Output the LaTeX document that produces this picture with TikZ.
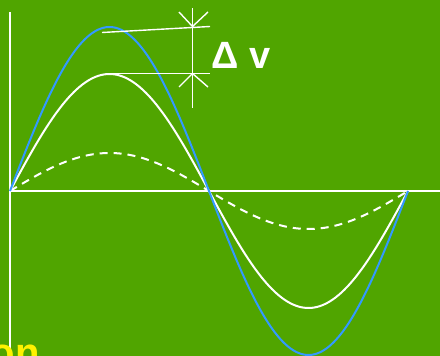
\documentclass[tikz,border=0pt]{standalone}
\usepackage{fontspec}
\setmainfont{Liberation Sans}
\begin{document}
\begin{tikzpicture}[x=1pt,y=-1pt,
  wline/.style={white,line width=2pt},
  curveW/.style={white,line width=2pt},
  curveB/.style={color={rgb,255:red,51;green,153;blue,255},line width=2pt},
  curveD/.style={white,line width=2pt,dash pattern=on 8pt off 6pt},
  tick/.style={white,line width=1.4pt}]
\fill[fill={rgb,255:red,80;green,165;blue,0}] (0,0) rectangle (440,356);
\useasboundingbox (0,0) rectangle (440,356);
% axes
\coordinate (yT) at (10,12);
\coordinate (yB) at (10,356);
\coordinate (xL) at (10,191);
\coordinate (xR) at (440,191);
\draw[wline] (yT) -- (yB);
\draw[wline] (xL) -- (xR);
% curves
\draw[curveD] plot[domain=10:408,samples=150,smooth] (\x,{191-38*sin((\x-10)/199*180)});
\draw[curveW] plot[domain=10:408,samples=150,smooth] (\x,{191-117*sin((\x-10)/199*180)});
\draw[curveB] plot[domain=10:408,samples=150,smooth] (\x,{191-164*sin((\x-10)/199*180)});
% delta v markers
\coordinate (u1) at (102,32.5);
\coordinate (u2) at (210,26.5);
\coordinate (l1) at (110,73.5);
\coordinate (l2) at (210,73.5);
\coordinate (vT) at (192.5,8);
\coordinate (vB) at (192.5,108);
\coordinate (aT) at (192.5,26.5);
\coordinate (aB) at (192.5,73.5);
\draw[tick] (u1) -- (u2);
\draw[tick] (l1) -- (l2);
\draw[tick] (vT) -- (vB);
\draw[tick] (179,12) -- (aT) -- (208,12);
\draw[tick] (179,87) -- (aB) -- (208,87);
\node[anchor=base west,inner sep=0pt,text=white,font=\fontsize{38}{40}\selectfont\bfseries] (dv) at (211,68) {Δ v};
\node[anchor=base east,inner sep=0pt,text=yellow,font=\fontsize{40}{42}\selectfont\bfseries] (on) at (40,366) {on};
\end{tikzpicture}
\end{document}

### Aim of the task
Using the data above, write out every line exactly, leaving the images behind.

### Full answer
Output the LaTeX document that produces this picture with TikZ.
\documentclass[tikz,border=0pt]{standalone}
\usepackage{fontspec}
\setmainfont{Liberation Sans}
\begin{document}
\begin{tikzpicture}[x=1pt,y=-1pt,
  wline/.style={white,line width=2pt},
  curveW/.style={white,line width=2pt},
  curveB/.style={color={rgb,255:red,51;green,153;blue,255},line width=2pt},
  curveD/.style={white,line width=2pt,dash pattern=on 8pt off 6pt},
  tick/.style={white,line width=1.4pt}]
\fill[fill={rgb,255:red,80;green,165;blue,0}] (0,0) rectangle (440,356);
\useasboundingbox (0,0) rectangle (440,356);
% axes
\coordinate (yT) at (10,12);
\coordinate (yB) at (10,356);
\coordinate (xL) at (10,191);
\coordinate (xR) at (440,191);
\draw[wline] (yT) -- (yB);
\draw[wline] (xL) -- (xR);
% curves
\draw[curveD] plot[domain=10:408,samples=150,smooth] (\x,{191-38*sin((\x-10)/199*180)});
\draw[curveW] plot[domain=10:408,samples=150,smooth] (\x,{191-117*sin((\x-10)/199*180)});
\draw[curveB] plot[domain=10:408,samples=150,smooth] (\x,{191-164*sin((\x-10)/199*180)});
% delta v markers
\coordinate (u1) at (102,32.5);
\coordinate (u2) at (210,26.5);
\coordinate (l1) at (110,73.5);
\coordinate (l2) at (210,73.5);
\coordinate (vT) at (192.5,8);
\coordinate (vB) at (192.5,108);
\coordinate (aT) at (192.5,26.5);
\coordinate (aB) at (192.5,73.5);
\draw[tick] (u1) -- (u2);
\draw[tick] (l1) -- (l2);
\draw[tick] (vT) -- (vB);
\draw[tick] (179,12) -- (aT) -- (208,12);
\draw[tick] (179,87) -- (aB) -- (208,87);
\node[anchor=base west,inner sep=0pt,text=white,font=\fontsize{38}{40}\selectfont\bfseries] (dv) at (211,68) {Δ v};
\node[anchor=base east,inner sep=0pt,text=yellow,font=\fontsize{40}{42}\selectfont\bfseries] (on) at (40,366) {on};
\end{tikzpicture}
\end{document}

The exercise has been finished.